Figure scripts
________

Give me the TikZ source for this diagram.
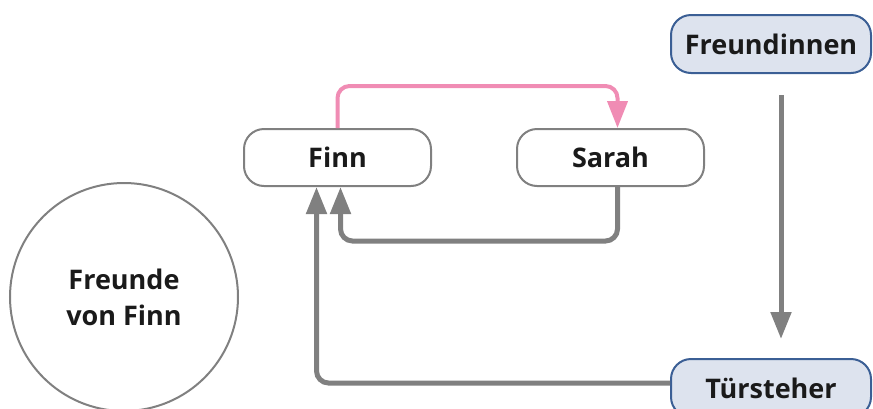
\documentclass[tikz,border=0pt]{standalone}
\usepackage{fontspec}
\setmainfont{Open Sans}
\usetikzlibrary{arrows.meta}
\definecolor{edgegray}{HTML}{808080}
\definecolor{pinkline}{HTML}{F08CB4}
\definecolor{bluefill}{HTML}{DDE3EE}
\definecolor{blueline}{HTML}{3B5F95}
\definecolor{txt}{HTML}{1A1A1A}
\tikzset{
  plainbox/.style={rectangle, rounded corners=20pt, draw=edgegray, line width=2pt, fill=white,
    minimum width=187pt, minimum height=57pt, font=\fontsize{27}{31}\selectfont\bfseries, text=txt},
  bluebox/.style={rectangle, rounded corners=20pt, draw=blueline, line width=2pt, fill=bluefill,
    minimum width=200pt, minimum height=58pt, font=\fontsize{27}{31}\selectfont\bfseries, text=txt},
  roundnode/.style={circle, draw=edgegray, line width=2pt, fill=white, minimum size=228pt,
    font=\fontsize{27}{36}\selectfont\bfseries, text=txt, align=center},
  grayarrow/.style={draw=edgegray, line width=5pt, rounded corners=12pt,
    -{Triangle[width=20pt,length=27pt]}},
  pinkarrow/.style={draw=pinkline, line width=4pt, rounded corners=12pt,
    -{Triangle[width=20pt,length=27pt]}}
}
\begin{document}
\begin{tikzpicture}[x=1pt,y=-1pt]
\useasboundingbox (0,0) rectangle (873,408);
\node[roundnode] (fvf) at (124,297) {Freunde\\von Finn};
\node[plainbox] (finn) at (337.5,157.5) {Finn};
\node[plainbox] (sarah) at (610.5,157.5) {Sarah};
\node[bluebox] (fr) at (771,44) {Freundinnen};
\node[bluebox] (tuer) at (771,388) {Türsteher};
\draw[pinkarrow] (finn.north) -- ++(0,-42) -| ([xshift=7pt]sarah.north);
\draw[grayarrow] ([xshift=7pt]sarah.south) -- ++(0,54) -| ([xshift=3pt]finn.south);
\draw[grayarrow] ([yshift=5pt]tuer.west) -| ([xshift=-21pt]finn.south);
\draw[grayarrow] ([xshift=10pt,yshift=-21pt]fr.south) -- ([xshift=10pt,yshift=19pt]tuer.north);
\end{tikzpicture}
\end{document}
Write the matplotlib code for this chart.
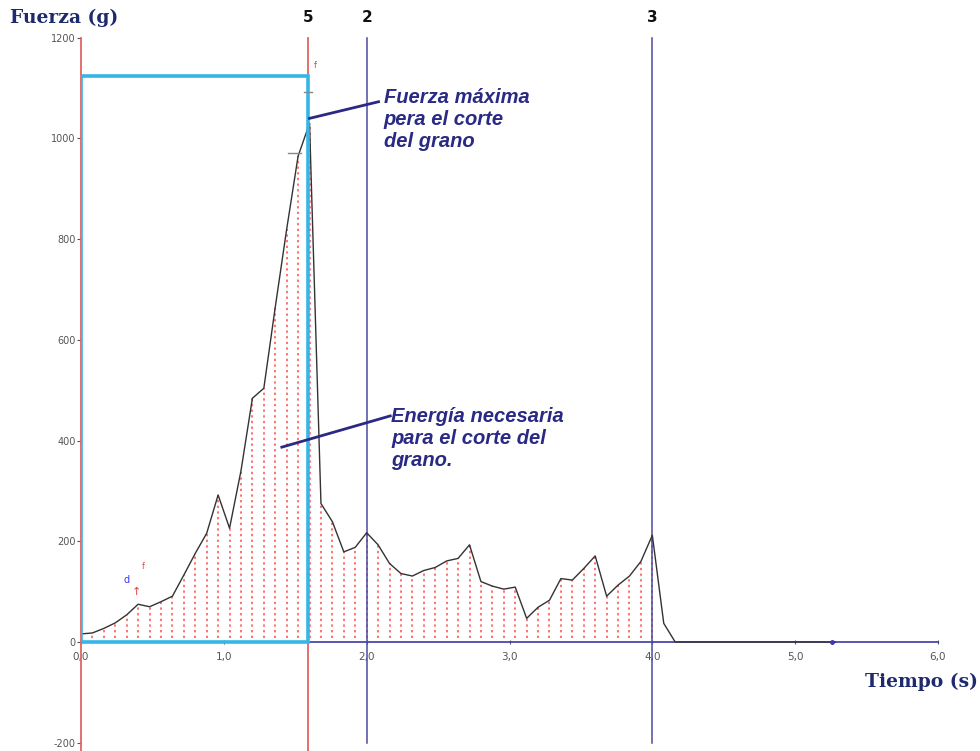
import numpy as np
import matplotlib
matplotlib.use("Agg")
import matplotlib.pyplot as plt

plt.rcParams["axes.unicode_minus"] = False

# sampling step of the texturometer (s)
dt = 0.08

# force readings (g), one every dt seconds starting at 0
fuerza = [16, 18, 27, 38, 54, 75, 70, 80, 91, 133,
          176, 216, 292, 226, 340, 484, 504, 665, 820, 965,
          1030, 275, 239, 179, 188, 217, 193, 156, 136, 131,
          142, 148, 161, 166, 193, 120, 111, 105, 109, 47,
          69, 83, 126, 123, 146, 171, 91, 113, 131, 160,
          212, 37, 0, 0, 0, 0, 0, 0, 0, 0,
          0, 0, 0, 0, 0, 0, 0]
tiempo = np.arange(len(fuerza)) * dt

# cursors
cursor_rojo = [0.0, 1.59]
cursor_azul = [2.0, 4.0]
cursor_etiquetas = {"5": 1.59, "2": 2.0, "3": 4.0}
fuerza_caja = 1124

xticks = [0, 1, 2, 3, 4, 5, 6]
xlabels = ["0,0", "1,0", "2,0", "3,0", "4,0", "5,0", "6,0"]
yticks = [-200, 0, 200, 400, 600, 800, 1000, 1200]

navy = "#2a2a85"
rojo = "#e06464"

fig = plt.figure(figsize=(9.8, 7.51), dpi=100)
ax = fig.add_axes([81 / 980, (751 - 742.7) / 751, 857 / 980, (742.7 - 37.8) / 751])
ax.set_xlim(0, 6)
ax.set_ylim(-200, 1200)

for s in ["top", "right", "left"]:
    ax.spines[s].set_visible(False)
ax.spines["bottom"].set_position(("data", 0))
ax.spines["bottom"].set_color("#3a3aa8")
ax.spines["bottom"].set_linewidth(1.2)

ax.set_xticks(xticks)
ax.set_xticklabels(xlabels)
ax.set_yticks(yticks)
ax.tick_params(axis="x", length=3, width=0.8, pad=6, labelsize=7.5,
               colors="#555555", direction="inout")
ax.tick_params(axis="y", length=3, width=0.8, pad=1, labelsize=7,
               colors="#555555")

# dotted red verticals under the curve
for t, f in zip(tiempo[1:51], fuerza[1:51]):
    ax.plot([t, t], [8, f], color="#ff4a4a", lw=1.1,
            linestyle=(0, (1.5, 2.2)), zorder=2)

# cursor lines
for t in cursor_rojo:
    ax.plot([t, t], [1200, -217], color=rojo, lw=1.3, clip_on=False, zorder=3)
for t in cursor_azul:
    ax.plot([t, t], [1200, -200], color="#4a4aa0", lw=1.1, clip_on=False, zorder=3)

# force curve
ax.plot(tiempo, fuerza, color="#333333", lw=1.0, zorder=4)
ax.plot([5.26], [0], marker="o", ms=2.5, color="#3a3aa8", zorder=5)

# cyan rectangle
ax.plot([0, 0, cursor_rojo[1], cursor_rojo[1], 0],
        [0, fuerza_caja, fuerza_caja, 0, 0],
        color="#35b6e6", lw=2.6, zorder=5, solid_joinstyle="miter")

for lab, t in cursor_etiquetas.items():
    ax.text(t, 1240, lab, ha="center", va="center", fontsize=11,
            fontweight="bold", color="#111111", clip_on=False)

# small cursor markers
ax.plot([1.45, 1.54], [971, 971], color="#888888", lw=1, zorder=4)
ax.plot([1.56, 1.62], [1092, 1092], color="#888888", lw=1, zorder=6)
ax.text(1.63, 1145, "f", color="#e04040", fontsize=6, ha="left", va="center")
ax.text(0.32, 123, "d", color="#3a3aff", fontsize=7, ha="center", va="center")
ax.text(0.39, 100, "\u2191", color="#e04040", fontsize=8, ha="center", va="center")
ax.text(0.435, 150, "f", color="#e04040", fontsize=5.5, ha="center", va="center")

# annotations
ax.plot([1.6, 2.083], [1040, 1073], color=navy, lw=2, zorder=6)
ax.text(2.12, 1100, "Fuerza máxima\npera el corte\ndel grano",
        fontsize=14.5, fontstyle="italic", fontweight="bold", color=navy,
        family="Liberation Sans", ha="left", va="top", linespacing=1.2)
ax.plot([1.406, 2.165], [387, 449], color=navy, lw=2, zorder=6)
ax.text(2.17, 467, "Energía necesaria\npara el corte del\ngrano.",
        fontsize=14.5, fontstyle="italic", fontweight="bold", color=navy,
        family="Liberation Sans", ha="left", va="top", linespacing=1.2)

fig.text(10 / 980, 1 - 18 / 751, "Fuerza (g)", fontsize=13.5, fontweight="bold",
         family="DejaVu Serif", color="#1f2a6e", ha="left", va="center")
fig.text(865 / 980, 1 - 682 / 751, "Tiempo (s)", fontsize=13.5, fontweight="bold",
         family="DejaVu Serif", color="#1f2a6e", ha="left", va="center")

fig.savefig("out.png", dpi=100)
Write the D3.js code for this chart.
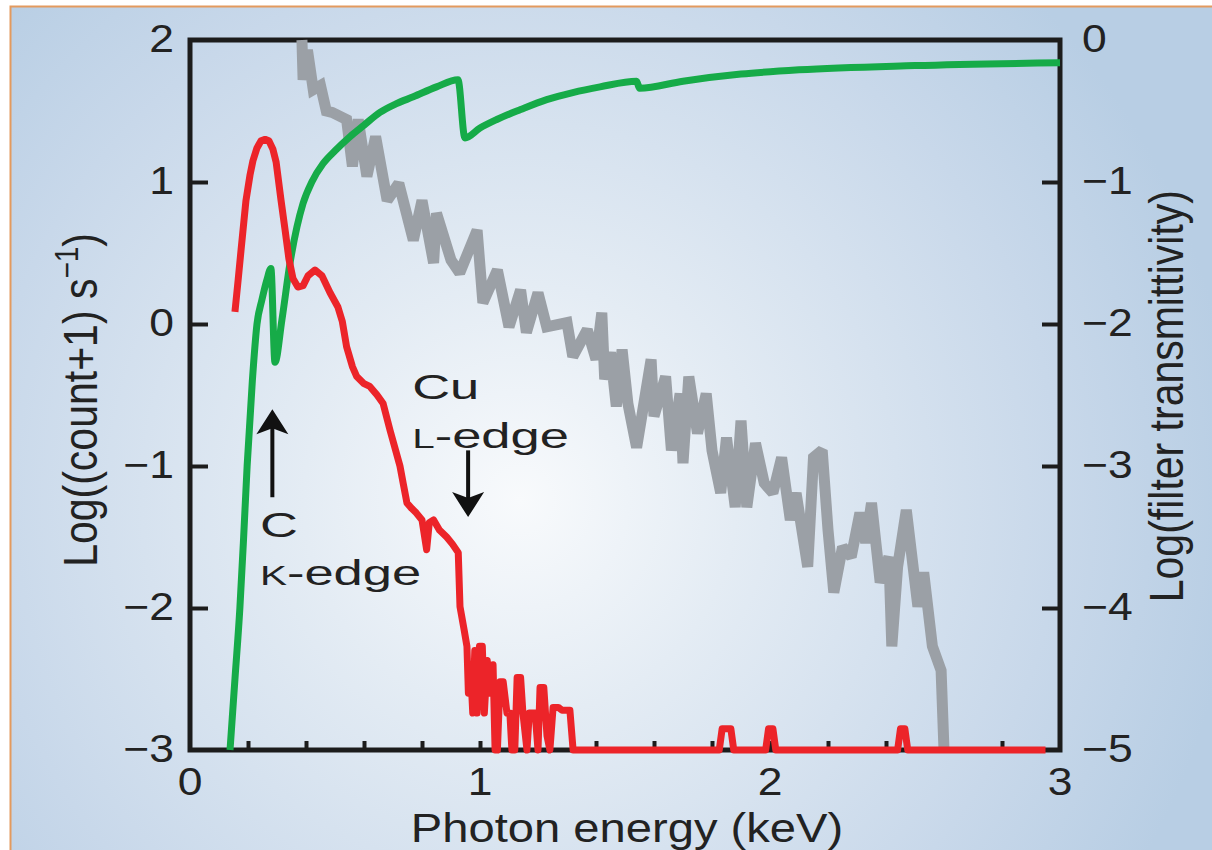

________

◆ Goal:
All of the lines above should be retyped precisely, apart from the pictures.

◆ Right answer:
Give me the TikZ source for this diagram.
\documentclass[tikz,border=0pt]{standalone}
\usepackage{fontspec}
\setmainfont{Open Sans}
\usetikzlibrary{arrows.meta}
\definecolor{edgegray}{HTML}{808080}
\definecolor{pinkline}{HTML}{F08CB4}
\definecolor{bluefill}{HTML}{DDE3EE}
\definecolor{blueline}{HTML}{3B5F95}
\definecolor{txt}{HTML}{1A1A1A}
\tikzset{
  plainbox/.style={rectangle, rounded corners=20pt, draw=edgegray, line width=2pt, fill=white,
    minimum width=187pt, minimum height=57pt, font=\fontsize{27}{31}\selectfont\bfseries, text=txt},
  bluebox/.style={rectangle, rounded corners=20pt, draw=blueline, line width=2pt, fill=bluefill,
    minimum width=200pt, minimum height=58pt, font=\fontsize{27}{31}\selectfont\bfseries, text=txt},
  roundnode/.style={circle, draw=edgegray, line width=2pt, fill=white, minimum size=228pt,
    font=\fontsize{27}{36}\selectfont\bfseries, text=txt, align=center},
  grayarrow/.style={draw=edgegray, line width=5pt, rounded corners=12pt,
    -{Triangle[width=20pt,length=27pt]}},
  pinkarrow/.style={draw=pinkline, line width=4pt, rounded corners=12pt,
    -{Triangle[width=20pt,length=27pt]}}
}
\begin{document}
\begin{tikzpicture}[x=1pt,y=-1pt]
\useasboundingbox (0,0) rectangle (873,408);
\node[roundnode] (fvf) at (124,297) {Freunde\\von Finn};
\node[plainbox] (finn) at (337.5,157.5) {Finn};
\node[plainbox] (sarah) at (610.5,157.5) {Sarah};
\node[bluebox] (fr) at (771,44) {Freundinnen};
\node[bluebox] (tuer) at (771,388) {Türsteher};
\draw[pinkarrow] (finn.north) -- ++(0,-42) -| ([xshift=7pt]sarah.north);
\draw[grayarrow] ([xshift=7pt]sarah.south) -- ++(0,54) -| ([xshift=3pt]finn.south);
\draw[grayarrow] ([yshift=5pt]tuer.west) -| ([xshift=-21pt]finn.south);
\draw[grayarrow] ([xshift=10pt,yshift=-21pt]fr.south) -- ([xshift=10pt,yshift=19pt]tuer.north);
\end{tikzpicture}
\end{document}
Write the matplotlib code for this chart.
import numpy as np
import matplotlib
matplotlib.use("Agg")
import matplotlib.pyplot as plt

plt.rcParams["axes.unicode_minus"] = False

# sampling step of the texturometer (s)
dt = 0.08

# force readings (g), one every dt seconds starting at 0
fuerza = [16, 18, 27, 38, 54, 75, 70, 80, 91, 133,
          176, 216, 292, 226, 340, 484, 504, 665, 820, 965,
          1030, 275, 239, 179, 188, 217, 193, 156, 136, 131,
          142, 148, 161, 166, 193, 120, 111, 105, 109, 47,
          69, 83, 126, 123, 146, 171, 91, 113, 131, 160,
          212, 37, 0, 0, 0, 0, 0, 0, 0, 0,
          0, 0, 0, 0, 0, 0, 0]
tiempo = np.arange(len(fuerza)) * dt

# cursors
cursor_rojo = [0.0, 1.59]
cursor_azul = [2.0, 4.0]
cursor_etiquetas = {"5": 1.59, "2": 2.0, "3": 4.0}
fuerza_caja = 1124

xticks = [0, 1, 2, 3, 4, 5, 6]
xlabels = ["0,0", "1,0", "2,0", "3,0", "4,0", "5,0", "6,0"]
yticks = [-200, 0, 200, 400, 600, 800, 1000, 1200]

navy = "#2a2a85"
rojo = "#e06464"

fig = plt.figure(figsize=(9.8, 7.51), dpi=100)
ax = fig.add_axes([81 / 980, (751 - 742.7) / 751, 857 / 980, (742.7 - 37.8) / 751])
ax.set_xlim(0, 6)
ax.set_ylim(-200, 1200)

for s in ["top", "right", "left"]:
    ax.spines[s].set_visible(False)
ax.spines["bottom"].set_position(("data", 0))
ax.spines["bottom"].set_color("#3a3aa8")
ax.spines["bottom"].set_linewidth(1.2)

ax.set_xticks(xticks)
ax.set_xticklabels(xlabels)
ax.set_yticks(yticks)
ax.tick_params(axis="x", length=3, width=0.8, pad=6, labelsize=7.5,
               colors="#555555", direction="inout")
ax.tick_params(axis="y", length=3, width=0.8, pad=1, labelsize=7,
               colors="#555555")

# dotted red verticals under the curve
for t, f in zip(tiempo[1:51], fuerza[1:51]):
    ax.plot([t, t], [8, f], color="#ff4a4a", lw=1.1,
            linestyle=(0, (1.5, 2.2)), zorder=2)

# cursor lines
for t in cursor_rojo:
    ax.plot([t, t], [1200, -217], color=rojo, lw=1.3, clip_on=False, zorder=3)
for t in cursor_azul:
    ax.plot([t, t], [1200, -200], color="#4a4aa0", lw=1.1, clip_on=False, zorder=3)

# force curve
ax.plot(tiempo, fuerza, color="#333333", lw=1.0, zorder=4)
ax.plot([5.26], [0], marker="o", ms=2.5, color="#3a3aa8", zorder=5)

# cyan rectangle
ax.plot([0, 0, cursor_rojo[1], cursor_rojo[1], 0],
        [0, fuerza_caja, fuerza_caja, 0, 0],
        color="#35b6e6", lw=2.6, zorder=5, solid_joinstyle="miter")

for lab, t in cursor_etiquetas.items():
    ax.text(t, 1240, lab, ha="center", va="center", fontsize=11,
            fontweight="bold", color="#111111", clip_on=False)

# small cursor markers
ax.plot([1.45, 1.54], [971, 971], color="#888888", lw=1, zorder=4)
ax.plot([1.56, 1.62], [1092, 1092], color="#888888", lw=1, zorder=6)
ax.text(1.63, 1145, "f", color="#e04040", fontsize=6, ha="left", va="center")
ax.text(0.32, 123, "d", color="#3a3aff", fontsize=7, ha="center", va="center")
ax.text(0.39, 100, "\u2191", color="#e04040", fontsize=8, ha="center", va="center")
ax.text(0.435, 150, "f", color="#e04040", fontsize=5.5, ha="center", va="center")

# annotations
ax.plot([1.6, 2.083], [1040, 1073], color=navy, lw=2, zorder=6)
ax.text(2.12, 1100, "Fuerza máxima\npera el corte\ndel grano",
        fontsize=14.5, fontstyle="italic", fontweight="bold", color=navy,
        family="Liberation Sans", ha="left", va="top", linespacing=1.2)
ax.plot([1.406, 2.165], [387, 449], color=navy, lw=2, zorder=6)
ax.text(2.17, 467, "Energía necesaria\npara el corte del\ngrano.",
        fontsize=14.5, fontstyle="italic", fontweight="bold", color=navy,
        family="Liberation Sans", ha="left", va="top", linespacing=1.2)

fig.text(10 / 980, 1 - 18 / 751, "Fuerza (g)", fontsize=13.5, fontweight="bold",
         family="DejaVu Serif", color="#1f2a6e", ha="left", va="center")
fig.text(865 / 980, 1 - 682 / 751, "Tiempo (s)", fontsize=13.5, fontweight="bold",
         family="DejaVu Serif", color="#1f2a6e", ha="left", va="center")

fig.savefig("out.png", dpi=100)
Write the D3.js code for this chart.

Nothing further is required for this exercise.